Regarding Durbin's performance, Crowther wrote, "Miss Durbin is as refreshing and pretty as she has ever been and sings three assorted songs—including a Tchaikovsky waltz—with lively charm."

Durbin later said the film "was handed to Charles Laughton. He was marvellous in the picture and the fact that we remained very close friends even though we were both aware of Eve being a Laughton not a Durbin film, shows how fond we were of each other."

Variety called it "wholesome entertainment... one of those typical Cinderella tales which have so successfully served Miss Durbin in most of her previous pictures. Developed
at a consistently fast pace, with plenty of spontaneous comedy exploding en route, 'Eve' takes full advantage of Laughton's abilities to handle a light comedy assignment."

"You need the stomach of a saint to sit through it," sniped Pauline Kael.

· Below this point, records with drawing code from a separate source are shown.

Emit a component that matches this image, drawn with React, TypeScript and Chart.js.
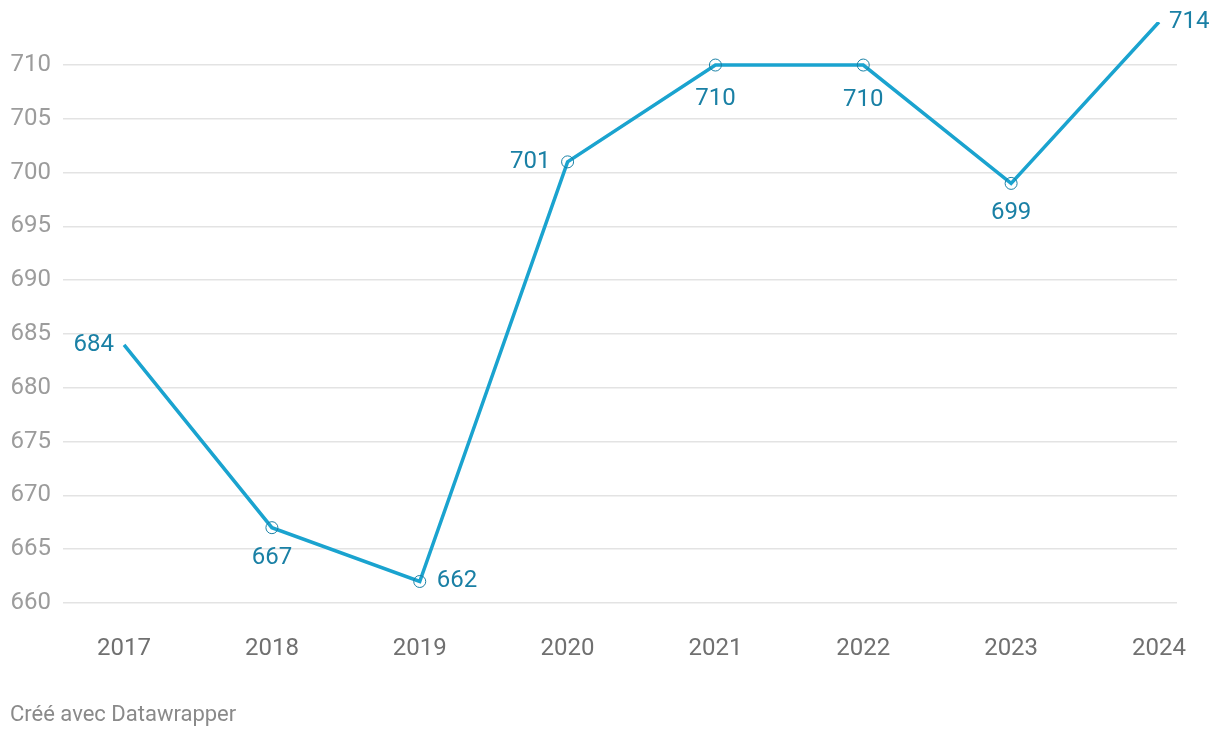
import React, { useEffect, useRef } from "react";
import { Chart, registerables } from "chart.js";

Chart.register(...registerables);

const years = [2017, 2018, 2019, 2020, 2021, 2022, 2023, 2024];
const values = [684, 667, 662, 701, 710, 710, 699, 714];
const yTicks = [660, 665, 670, 675, 680, 685, 690, 695, 700, 705, 710];
const labelPlacement = ["left", "below", "right", "left", "below", "below", "below", "right"];
const labelBelowGap = [0, 30, 0, 0, 34, 35, 30, 0];
const showMarker = [false, true, true, true, true, true, true, false];
const footerText = "Créé avec Datawrapper";

const FONT = "Roboto, 'Noto Sans', sans-serif";
const LINE = "#1aa3cf";
const LABEL = "#1a80a5";

export default function App() {
  const ref = useRef<HTMLCanvasElement | null>(null);

  useEffect(() => {
    document.body.style.margin = "0";
    const canvas = ref.current!;
    const labelsPlugin = {
      id: "dwLabels",
      afterDatasetsDraw(chart: any) {
        const ctx = chart.ctx;
        const meta = chart.getDatasetMeta(0);
        ctx.save();
        ctx.font = `24px ${FONT}`;
        ctx.fillStyle = LABEL;
        meta.data.forEach((pt: any, i: number) => {
          const t = String(values[i]);
          const p = labelPlacement[i];
          const gap = showMarker[i] ? 17 : 10;
          if (p === "left") {
            ctx.textAlign = "right";
            ctx.textBaseline = "middle";
            ctx.fillText(t, pt.x - gap, pt.y);
          } else if (p === "right") {
            ctx.textAlign = "left";
            ctx.textBaseline = "middle";
            ctx.fillText(t, pt.x + gap, pt.y);
          } else {
            ctx.textAlign = "center";
            ctx.textBaseline = "middle";
            ctx.fillText(t, pt.x, pt.y + labelBelowGap[i]);
          }
        });
        ctx.restore();
      },
      afterDraw(chart: any) {
        const ctx = chart.ctx;
        ctx.save();
        ctx.font = `22px ${FONT}`;
        ctx.fillStyle = "#8a8a8a";
        ctx.textAlign = "left";
        ctx.textBaseline = "middle";
        ctx.fillText(footerText, 10, 715);
        ctx.restore();
      },
    };

    const chart = new Chart(canvas, {
      type: "line",
      data: {
        datasets: [
          {
            data: years.map((y, i) => ({ x: y, y: values[i] })),
            borderColor: LINE,
            borderWidth: 3.5,
            tension: 0,
            pointRadius: showMarker.map((m) => (m ? 6 : 0)),
            pointBackgroundColor: "rgba(255,255,255,0)",
            pointBorderColor: LABEL,
            pointBorderWidth: 1,
            pointHoverRadius: 6,
          },
        ],
      },
      plugins: [labelsPlugin],
      options: {
        animation: false,
        responsive: false,
        layout: { padding: { top: 22, right: 43, left: 0, bottom: 0 } },
        plugins: { legend: { display: false }, tooltip: { enabled: false }, title: { display: false } },
        scales: {
          x: {
            type: "linear",
            min: 2016.587,
            max: 2024.122,
            afterBuildTicks: (s: any) => {
              s.ticks = years.map((v) => ({ value: v }));
            },
            afterFit: (s: any) => {
              s.height = 135;
              s.paddingLeft = 0;
              s.paddingRight = 0;
            },
            grid: { display: false, drawTicks: false },
            border: { display: false },
            ticks: {
              autoSkip: false,
              maxRotation: 0,
              padding: 32,
              color: "#707070",
              font: { family: FONT, size: 24 },
              callback: (v: any) => String(v),
            },
          },
          y: {
            min: 660,
            max: 714,
            afterBuildTicks: (s: any) => {
              s.ticks = yTicks.map((v) => ({ value: v }));
            },
            afterFit: (s: any) => {
              s.width = 63;
              s.paddingTop = 0;
              s.paddingBottom = 0;
            },
            grid: { color: "#e3e3e3", lineWidth: 1.5, drawTicks: false },
            border: { display: false },
            ticks: {
              padding: 12,
              color: "#9c9c9c",
              font: { family: FONT, size: 24 },
              callback: (v: any) => String(v),
            },
          },
        },
      },
    });
    return () => chart.destroy();
  }, []);

  return <canvas ref={ref} width={1220} height={738} style={{ display: "block" }} />;
}
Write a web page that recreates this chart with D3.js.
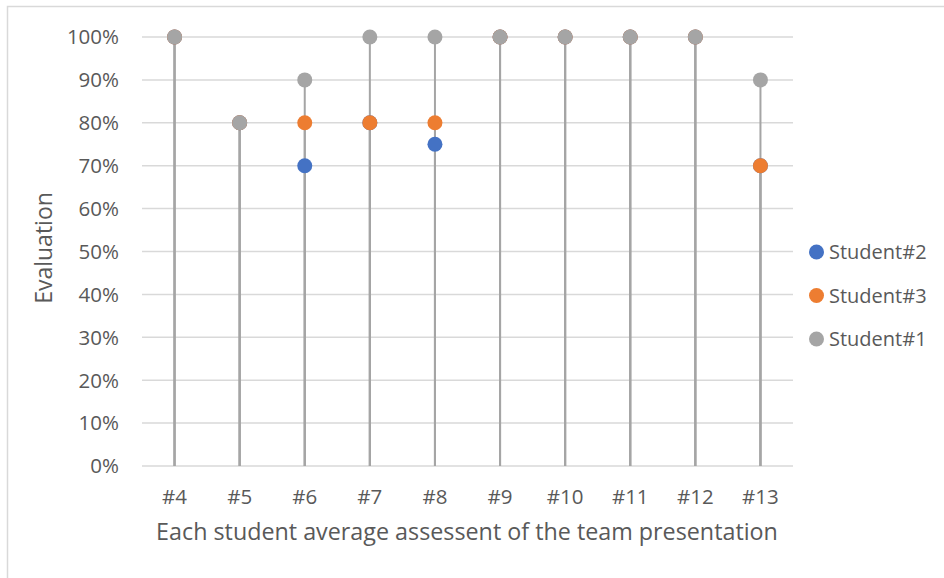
<!DOCTYPE html>
<html><head><meta charset="utf-8">
<script src="https://cdn.jsdelivr.net/npm/d3@7/dist/d3.min.js"></script>
<style>body{margin:0;background:#fff}svg{display:block}text{font-family:"Open Sans",sans-serif;fill:#595959}</style>
</head><body>
<svg id="c" width="944" height="578"></svg>
<script>
const categories = ["#4","#5","#6","#7","#8","#9","#10","#11","#12","#13"];
const student2 = [1.00,0.80,0.70,0.80,0.75,1.00,1.00,1.00,1.00,0.70];
const student3 = [1.00,0.80,0.80,0.80,0.80,1.00,1.00,1.00,1.00,0.70];
const student1 = [1.00,0.80,0.90,1.00,1.00,1.00,1.00,1.00,1.00,0.90];
const yTicks = [0,0.1,0.2,0.3,0.4,0.5,0.6,0.7,0.8,0.9,1.0];
const seriesNames = ["Student#2","Student#3","Student#1"];
const seriesValues = [student2, student3, student1];
const seriesColors = ["#4472C4","#ED7D31","#A5A5A5"];

const svg = d3.select("#c");
svg.append("rect").attr("x",7.5).attr("y",6.5).attr("width",960).attr("height",600)
  .attr("fill","#fff").attr("stroke","#D9D9D9").attr("stroke-width",1.5);

const L=142, R=793, T=37, B=466;
const x = d3.scaleBand().domain(categories).range([L,R]);
const y = d3.scaleLinear().domain([0,1]).range([B,T]);

// gridlines
svg.append("g").selectAll("line").data(yTicks).join("line")
  .attr("x1",L).attr("x2",R).attr("y1",d=>y(d)).attr("y2",d=>y(d))
  .attr("stroke","#D9D9D9").attr("stroke-width",1.5);

// y tick labels
svg.append("g").selectAll("text").data(yTicks).join("text")
  .attr("x",119).attr("y",d=>y(d)).attr("dy","0.36em").attr("text-anchor","end")
  .attr("font-size",20.5).text(d=>d3.format(".0%")(d));

// x tick labels
svg.append("g").selectAll("text").data(categories).join("text")
  .attr("x",d=>x(d)+x.bandwidth()/2).attr("y",504).attr("text-anchor","middle")
  .attr("font-size",20.5).text(d=>d);

// drop lines
seriesValues.forEach(vals=>{
  svg.append("g").selectAll("line").data(vals).join("line")
    .attr("x1",(d,i)=>x(categories[i])+x.bandwidth()/2).attr("x2",(d,i)=>x(categories[i])+x.bandwidth()/2)
    .attr("y1",d=>y(d)).attr("y2",y(0))
    .attr("stroke","#A5A5A5").attr("stroke-width",2);
});

// markers
seriesValues.forEach((vals,s)=>{
  svg.append("g").selectAll("circle").data(vals).join("circle")
    .attr("cx",(d,i)=>x(categories[i])+x.bandwidth()/2).attr("cy",d=>y(d)).attr("r",7.5)
    .attr("fill",seriesColors[s]);
});

// axis titles
svg.append("text").attr("transform","translate(52,248) rotate(-90)").attr("text-anchor","middle")
  .attr("font-size",23).text("Evaluation");
svg.append("text").attr("x",467).attr("y",540).attr("text-anchor","middle")
  .attr("font-size",23.3).text("Each student average assessent of the team presentation");

// legend
const lg = svg.append("g").selectAll("g").data(seriesNames).join("g")
  .attr("transform",(d,i)=>`translate(816.5,${252+i*43.5})`);
lg.append("circle").attr("r",7.5).attr("fill",(d,i)=>seriesColors[i]);
lg.append("text").attr("x",12.5).attr("dy","0.36em").attr("font-size",20).text(d=>d);
</script>
</body></html>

Laughton's biographer Simon Callow wrote that the film was "not a very agreeable experience, watching it today, but Deanna Durbin, whose vehicle it was, is pleasantly straightforward on the plump brink of womanhood, and Charles is larky. He seems to be having fun; indeed, there is every evidence that he was having fun."

Filmink wrote in 2024 "Cummings and Durbin don’t have enough screen time together, but the movie is magical – all three leads are perfect (to really see how good it is, compare it with the 1964 remake, I’d Rather Be Rich)."

==Award nomination==
Charles Previn and Hans J. Salter were nominated for the 1942 Academy Award for Best Original Music Score.